▶ REQUIREMENT
Take the lines of the data below from the very first through the line containing "time = [f * PI for f in t_over_pi]" and output them exactly, pictures excluded.

──────

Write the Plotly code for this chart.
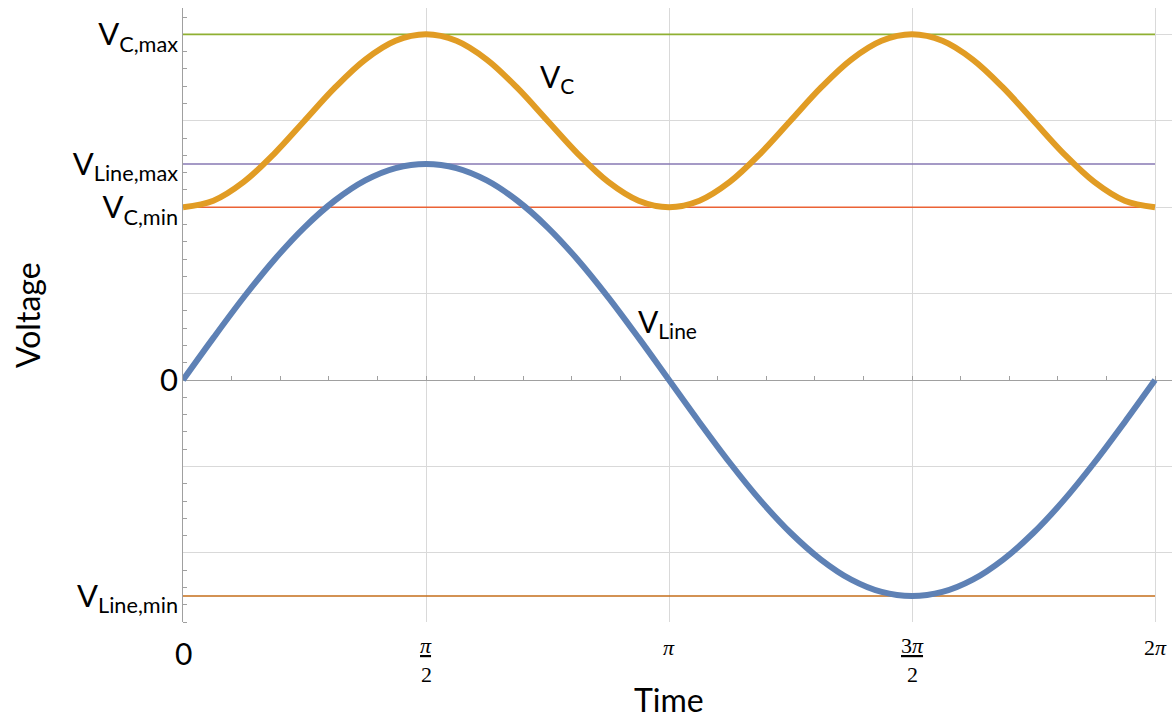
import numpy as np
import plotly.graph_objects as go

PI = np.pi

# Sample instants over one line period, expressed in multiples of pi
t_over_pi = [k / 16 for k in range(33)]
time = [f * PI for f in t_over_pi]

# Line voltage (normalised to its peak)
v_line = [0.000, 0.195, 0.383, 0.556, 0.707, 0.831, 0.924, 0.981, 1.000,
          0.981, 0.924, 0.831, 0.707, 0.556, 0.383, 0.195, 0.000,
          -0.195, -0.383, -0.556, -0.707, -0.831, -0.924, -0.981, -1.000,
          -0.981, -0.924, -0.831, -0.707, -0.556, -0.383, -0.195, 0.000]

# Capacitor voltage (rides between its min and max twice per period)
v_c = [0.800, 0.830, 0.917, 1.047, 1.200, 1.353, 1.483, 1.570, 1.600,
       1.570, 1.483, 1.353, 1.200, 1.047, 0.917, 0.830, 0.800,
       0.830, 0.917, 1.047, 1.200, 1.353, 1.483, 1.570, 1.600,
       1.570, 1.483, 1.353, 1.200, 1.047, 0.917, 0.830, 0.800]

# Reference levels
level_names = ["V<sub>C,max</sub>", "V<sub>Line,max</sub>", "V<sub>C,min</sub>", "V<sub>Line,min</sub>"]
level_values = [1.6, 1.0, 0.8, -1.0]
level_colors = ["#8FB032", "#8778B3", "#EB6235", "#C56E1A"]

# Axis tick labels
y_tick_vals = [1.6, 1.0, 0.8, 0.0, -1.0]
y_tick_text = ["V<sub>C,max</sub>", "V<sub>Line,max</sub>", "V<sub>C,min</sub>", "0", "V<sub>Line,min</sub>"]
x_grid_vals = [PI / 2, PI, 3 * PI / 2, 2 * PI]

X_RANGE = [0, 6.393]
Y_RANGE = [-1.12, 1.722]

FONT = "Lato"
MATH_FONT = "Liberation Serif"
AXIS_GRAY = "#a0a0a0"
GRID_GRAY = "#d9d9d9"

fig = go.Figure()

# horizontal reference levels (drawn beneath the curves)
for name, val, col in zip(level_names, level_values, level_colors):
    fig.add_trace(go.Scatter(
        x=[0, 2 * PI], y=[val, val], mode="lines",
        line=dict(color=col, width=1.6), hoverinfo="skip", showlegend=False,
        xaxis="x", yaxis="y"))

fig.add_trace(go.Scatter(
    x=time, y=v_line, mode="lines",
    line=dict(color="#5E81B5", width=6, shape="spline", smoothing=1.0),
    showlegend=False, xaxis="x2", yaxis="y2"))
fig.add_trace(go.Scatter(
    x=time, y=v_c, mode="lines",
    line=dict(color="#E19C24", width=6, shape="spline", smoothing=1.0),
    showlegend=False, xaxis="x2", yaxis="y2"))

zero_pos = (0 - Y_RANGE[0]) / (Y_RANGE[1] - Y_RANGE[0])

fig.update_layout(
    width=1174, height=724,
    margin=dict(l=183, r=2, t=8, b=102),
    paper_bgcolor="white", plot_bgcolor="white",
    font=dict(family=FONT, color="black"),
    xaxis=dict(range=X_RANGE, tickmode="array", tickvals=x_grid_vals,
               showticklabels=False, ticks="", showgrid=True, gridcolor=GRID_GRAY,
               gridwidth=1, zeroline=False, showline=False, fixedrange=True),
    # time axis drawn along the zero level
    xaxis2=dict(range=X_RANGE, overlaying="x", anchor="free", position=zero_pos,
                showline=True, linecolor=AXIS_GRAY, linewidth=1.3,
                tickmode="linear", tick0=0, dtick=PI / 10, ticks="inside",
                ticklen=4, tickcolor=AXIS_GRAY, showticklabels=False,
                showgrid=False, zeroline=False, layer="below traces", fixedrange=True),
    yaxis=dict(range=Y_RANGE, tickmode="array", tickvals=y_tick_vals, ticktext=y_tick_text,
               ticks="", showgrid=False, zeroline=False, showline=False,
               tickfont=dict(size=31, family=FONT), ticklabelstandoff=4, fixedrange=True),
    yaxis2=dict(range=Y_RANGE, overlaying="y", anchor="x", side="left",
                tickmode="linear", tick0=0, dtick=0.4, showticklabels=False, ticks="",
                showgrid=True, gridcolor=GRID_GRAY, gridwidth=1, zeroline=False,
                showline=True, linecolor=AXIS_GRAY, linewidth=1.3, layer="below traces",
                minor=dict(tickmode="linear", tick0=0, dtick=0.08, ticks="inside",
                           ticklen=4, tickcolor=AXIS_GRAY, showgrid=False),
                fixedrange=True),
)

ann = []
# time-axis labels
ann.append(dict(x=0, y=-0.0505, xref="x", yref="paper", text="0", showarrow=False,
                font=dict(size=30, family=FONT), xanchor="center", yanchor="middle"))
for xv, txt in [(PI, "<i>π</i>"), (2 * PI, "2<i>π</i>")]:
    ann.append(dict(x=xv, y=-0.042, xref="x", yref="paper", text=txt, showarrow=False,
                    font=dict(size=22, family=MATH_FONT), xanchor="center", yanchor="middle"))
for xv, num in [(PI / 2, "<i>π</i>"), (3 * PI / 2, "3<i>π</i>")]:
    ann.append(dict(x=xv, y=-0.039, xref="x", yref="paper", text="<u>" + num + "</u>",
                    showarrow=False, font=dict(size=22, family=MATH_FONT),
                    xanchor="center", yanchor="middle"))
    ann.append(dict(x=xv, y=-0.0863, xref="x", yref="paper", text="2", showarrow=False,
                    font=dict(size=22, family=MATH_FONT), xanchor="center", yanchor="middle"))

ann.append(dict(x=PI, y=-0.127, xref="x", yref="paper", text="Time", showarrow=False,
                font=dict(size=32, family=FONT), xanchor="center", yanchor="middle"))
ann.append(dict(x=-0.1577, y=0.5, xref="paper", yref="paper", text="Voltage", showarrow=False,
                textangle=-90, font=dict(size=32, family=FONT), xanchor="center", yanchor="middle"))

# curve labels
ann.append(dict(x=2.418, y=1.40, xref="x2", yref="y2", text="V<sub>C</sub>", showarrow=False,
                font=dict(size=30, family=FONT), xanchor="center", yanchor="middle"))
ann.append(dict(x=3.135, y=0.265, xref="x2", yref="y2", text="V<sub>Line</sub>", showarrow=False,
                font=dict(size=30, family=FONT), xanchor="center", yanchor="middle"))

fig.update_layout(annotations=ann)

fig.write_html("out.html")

──────

▶ WRITTEN REPLY
Write the Plotly code for this chart.
import numpy as np
import plotly.graph_objects as go

PI = np.pi

# Sample instants over one line period, expressed in multiples of pi
t_over_pi = [k / 16 for k in range(33)]
time = [f * PI for f in t_over_pi]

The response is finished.